When you’re a nation getting ready to borrow $10 trillion or more over the next decade, you don’t want markets questioning your central bank’s commitment to controlling inflation.
But Congress continues to risk just such a scenario, whether through aggressively questioning Federal Reserve Chairman Ben Bernanke or pushing a bill to audit Fed monetary policy.
Now Representative Barney Frank, the chairman of the House Financial Services Committee, has suggested curbing the authority of the 12 Fed regional bank presidents.
As Frank sees things, monetary policy should not be influenced by “inappropriately placed private businessmen — or women, occasionally — picked by other private businessmen, and occasionally women.”
Drill down a bit and it’s clear that what really bugs Frank is not so much that regional bank presidents are selected by a nine-person panel, six of whom are elected by bankers. He just thinks they’re too hawkish.

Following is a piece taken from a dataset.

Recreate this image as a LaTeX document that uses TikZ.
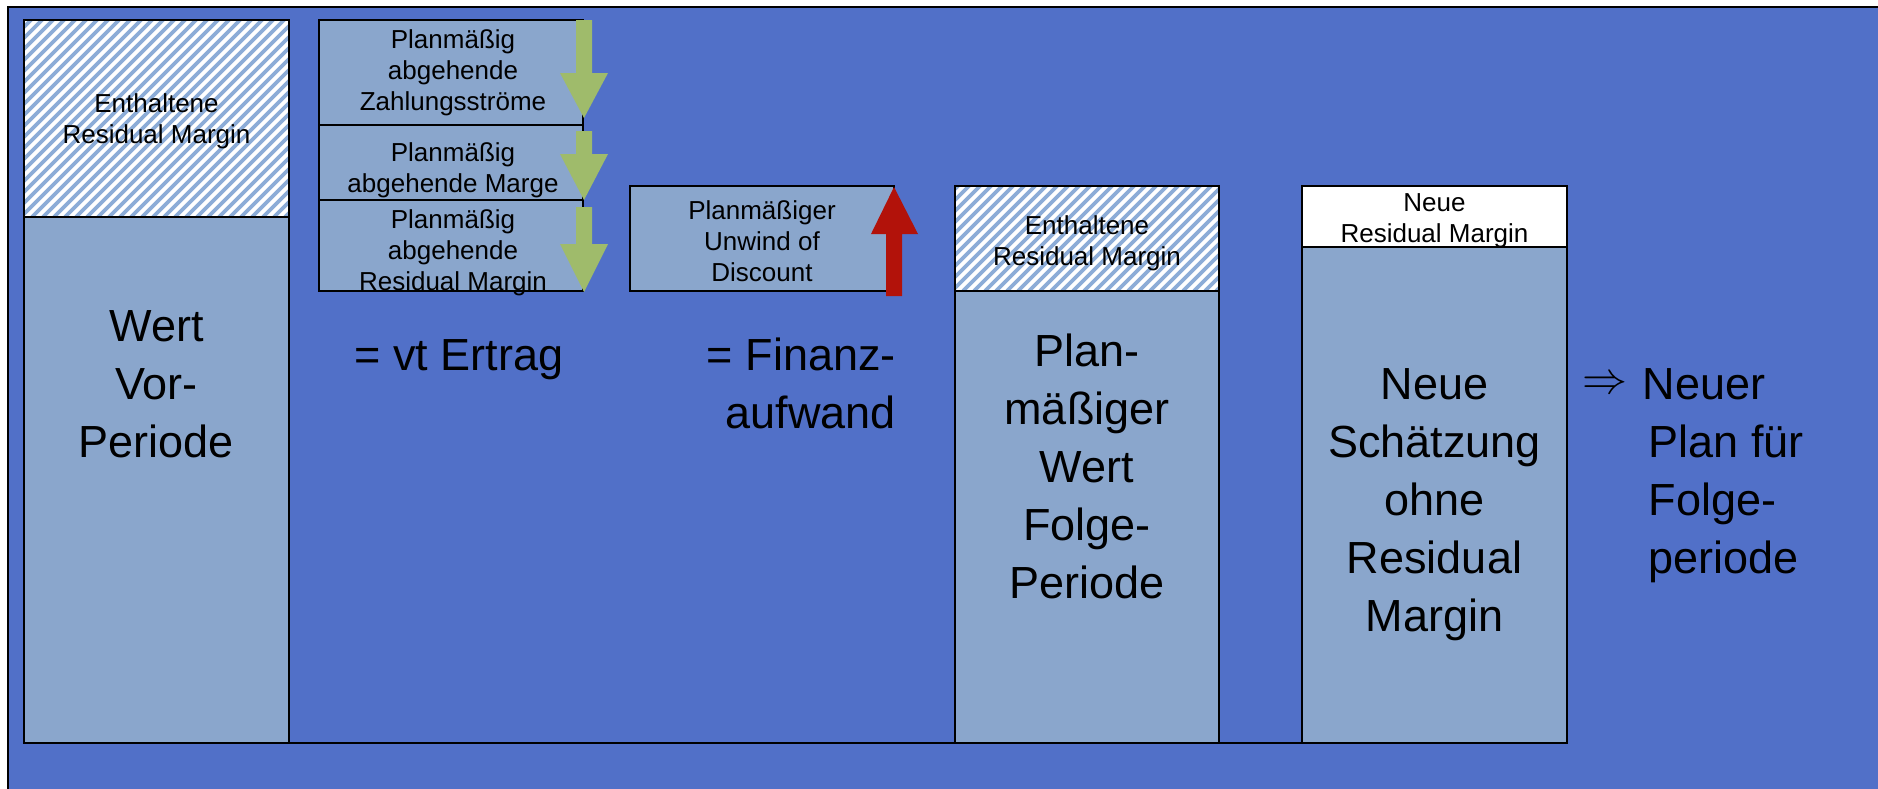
\documentclass[tikz,border=0pt]{standalone}
\usepackage{fontspec}
\usepackage{graphicx}
\setmainfont{Liberation Sans}
\definecolor{bg}{RGB}{81,112,200}
\definecolor{boxfill}{RGB}{138,166,204}
\definecolor{stripe}{RGB}{140,172,215}
\definecolor{grn}{RGB}{159,187,107}
\definecolor{redarr}{RGB}{178,18,10}
\newcommand\hatchrect[4]{%
  \begin{scope}
    \clip (#1,#2) rectangle (#3,#4);
    \fill[white] (#1,#2) rectangle (#3,#4);
    \foreach \k in {-300,-289,...,600} {\draw[stripe,line width=3.6pt] (#1+\k,#4) -- ++(300,-300);}
  \end{scope}}
\newcommand\greenarrow[3]{%
  \fill[grn] (576,#1) -- (592,#1) -- (592,#2) -- (608,#2) -- (584,#3) -- (560,#2) -- (576,#2) -- cycle;}
\begin{document}
\begin{tikzpicture}[x=1pt,y=-1pt,
  boxline/.style={draw=black,line width=2pt},
  small/.style={font=\fontsize{26}{31}\selectfont,align=center,inner sep=0pt},
  big/.style={font=\fontsize{45}{58}\selectfont,align=center,inner sep=0pt}]
\useasboundingbox (0,0) rectangle (1878,788);
\begin{scope}
\clip (0,0) rectangle (1878,788);
\fill[white] (-10,-10) rectangle (1890,800);
\fill[bg] (8,7) rectangle (1890,800);
\draw[line width=2pt] (8,800) -- (8,7) -- (1890,7);
\end{scope}

% base line
\draw[line width=2pt] (24,743) -- (1567,743);

% Box 1
\fill[boxfill] (24,217) rectangle (289,743);
\hatchrect{24}{20}{289}{217}
\draw[boxline] (24,20) rectangle (289,743);
\draw[boxline] (24,217) -- (289,217);
\node[small] (rm1) at (156.5,121) {Enthaltene\\Residual Margin};
\node[big] (wert) at (156.5,384) {Wert\\Vor-\\Periode};

% stacked boxes
\fill[boxfill] (319,20) rectangle (583,291);
\draw[boxline] (319,20) rectangle (583,125);
\draw[boxline] (319,125) rectangle (583,200);
\draw[boxline] (319,200) rectangle (583,291);
\node[small] (za) at (453,73) {Planmäßig\\abgehende\\Zahlungsströme};
\node[small] (ma) at (453,170) {Planmäßig\\abgehende Marge};
\node[small] (ra) at (453,253) {Planmäßig\\abgehende\\Residual Margin};
\greenarrow{20}{73}{118}
\greenarrow{131}{154}{200}
\greenarrow{207}{244}{292}
\node[big,anchor=base] (ertrag) at (459,370) {= vt Ertrag};

% unwind box
\fill[boxfill] (630,186) rectangle (894,291);
\draw[boxline] (630,186) rectangle (894,291);
\node[small] (uw) at (762,241) {Planmäßiger\\Unwind of\\Discount};
\fill[redarr] (886,296) -- (902,296) -- (902,234) -- (918,234) -- (894,187) -- (871,234) -- (886,234) -- cycle;
\node[big,align=right,anchor=east] (fin) at (896,383) {= Finanz-\\aufwand};

% Box 4
\fill[boxfill] (955,291) rectangle (1219,743);
\hatchrect{955}{186}{1219}{291}
\draw[boxline] (955,186) rectangle (1219,743);
\draw[boxline] (955,291) -- (1219,291);
\node[small] (rm4) at (1087,243) {Enthaltene\\Residual Margin};
\node[big] (plan) at (1087,466) {Plan-\\mäßiger\\Wert\\Folge-\\Periode};

% Box 5
\fill[boxfill] (1302,247) rectangle (1567,743);
\fill[white] (1302,186) rectangle (1567,247);
\draw[boxline] (1302,186) rectangle (1567,743);
\draw[boxline] (1302,247) -- (1567,247);
\node[small] (nrm) at (1434.5,221) {Neue\\Residual Margin};
\node[big] (neu) at (1434.5,505) {Neue\\Schätzung\\ohne\\Residual\\Margin};

% right text
\node[inner sep=0pt] (impl) at (1605,385) {\scalebox{4.5}{$\Rightarrow$}};
\node[big,align=left,anchor=west] (np) at (1648.5,476) {\hspace*{-6pt}Neuer\\Plan für\\Folge-\\periode};
\end{tikzpicture}
\end{document}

Frank even commissioned and publicized a study that found that 97 percent of the hawkish dissents at Federal Open Market Committee meetings during the past decade were from the regional bank presidents.
Of course, higher rates would have been a good thing, given that the Fed’s extraordinarily easy monetary policy was a huge contributor to the financial crisis. And going forward, the Fed will face the economically and politically challenging task of withdrawing monetary stimulus when economic growth may well be sluggish and unemployment high.
But such medicine may be necessary to prevent an inflation outbreak. Congressional threats and bullying will make a hard job even more arduous.
Moreover, one reason the Fed has a decentralized structure is because of historic concerns about monetary policy serving only Washington and Wall Street.
Yet citizen concerns about the concentration of financial power are as alive today as they were in 1913 at the Fed’s creation. Monetary policy set solely by a presidentially-appointed and Senate-confirmed Board of Governors should certainly set off alarm bells with bond vigilantes concerned that Washington may try to inflate its way out of its debt problems.
If Congress wants to look at how the Fed conducts its business, better to focus on better ways to make monetary policy reflect forward-looking market gauges such as commodity prices rather than the unemployment rate or output.
Ultimately, though, the Fed’s problem isn’t too much influence from bankers in Kansas City or Atlanta or Chicago. It’s too much influence from politicians in Washington.